Ma perché allora questo furore riarmista? Perché le lobby dell’industria bellica – ben inserite nei palazzi del potere – contano su un’opinione pubblica stordita e su media sempre più militarizzati. Perché è più facile brandire il nemico esterno che affrontare i veri nemici della nostra epoca: diseguaglianze, cambiamento climatico, povertà educativa, crisi ambientale.

Il pacifismo oggi è più necessario che mai. Non solo per un imperativo morale – quello di non uccidere – ma per una ragione politica e sociale: le armi tolgono futuro. Ogni euro speso per un caccia è un euro tolto alla transizione ecologica. Ogni carro armato in più è una scuola in meno.

Siamo ancora in tempo per cambiare strada. 

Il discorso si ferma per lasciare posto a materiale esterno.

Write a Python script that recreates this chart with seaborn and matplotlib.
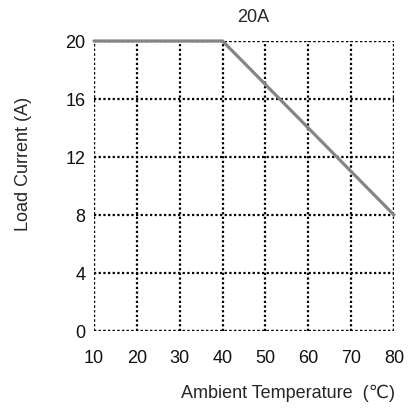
import numpy as np
import pandas as pd
import matplotlib
matplotlib.use('Agg')
import matplotlib.pyplot as plt
import seaborn as sns

# data
temps = [10, 40, 80]
current = [20, 20, 8]
x_ticks = [10, 20, 30, 40, 50, 60, 70, 80]
y_ticks = [0, 4, 8, 12, 16, 20]

sns.set_style('white')
plt.rcParams['font.family'] = ['Liberation Sans', 'DejaVu Sans']

df = pd.DataFrame({'temp': temps, 'current': current})

fig = plt.figure(figsize=(4.08, 4.08), dpi=100)
ax = fig.add_axes([94 / 408, 1 - 331 / 408, 300 / 408, 290 / 408])

sns.lineplot(data=df, x='temp', y='current', color='#858585', linewidth=2.3,
             ax=ax, zorder=5, clip_on=False)

dots = (0, (1, 1.1))
ax.set_xlim(10, 80)
ax.set_ylim(0, 20)
ax.set_xticks(x_ticks)
ax.set_yticks(y_ticks)
ax.grid(True, color='black', linestyle=dots, linewidth=1.6)
for s in ax.spines.values():
    s.set_visible(False)
# dotted frame drawn like the grid
for xv in (10, 80):
    ax.axvline(xv, color='black', linestyle=dots, linewidth=1.6, zorder=1)
for yv in (0, 20):
    ax.axhline(yv, color='black', linestyle=dots, linewidth=1.6, zorder=1)

ax.tick_params(axis='both', length=0, labelsize=13, colors='#111111')
ax.tick_params(axis='x', pad=14)
ax.tick_params(axis='y', pad=6)
ax.set_xlabel('')
ax.set_ylabel('')

fig.text(253 / 408, 1 - 17 / 408, '20A', ha='center', va='center', fontsize=13)
fig.text(288 / 408, 1 - 393 / 408, 'Ambient Temperature  (\u2103)', ha='center',
         va='center', fontsize=13)
fig.text(24 / 408, 1 - 164 / 408, 'Load Current (A)', ha='center', va='center',
         rotation=90, fontsize=13)

fig.savefig('out.png', dpi=100)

Note: Proiezioni sull’incremento della spesa per la difesa

Attualmente, la spesa per la difesa dell’Italia si attesta all’1,2 per cento del PIL nel 2023 secondo la classificazione COFOG, e all’1,5 per cento nel 2024 secondo quella NATO. Le simulazioni dell’UPB stimano un aumento del debito di 0,7 punti percentuali fino al 137,3 del PIL nel 2028 con un utilizzo parziale (0,25 punti percentuali di PIL nel 2025 e 0,5 nel triennio 2026-28) della flessibilità; con un aumento graduale della spesa fino alla massima flessibilità consentita, pari a 1,5 per cento nel 2028, il debito salirebbe a 137,7 per cento e porterebbe a un peggioramento della dinamica negli anni successivi, con il rapporto debito/PIL che tornerebbe a crescere dopo il 2031. L’impatto economico positivo di questi aumenti di spesa dipende dalla composizione della spesa stessa e dal grado di attivazione della domanda interna, ma il moltiplicatore di tali interventi è stimato inferiore all’unità.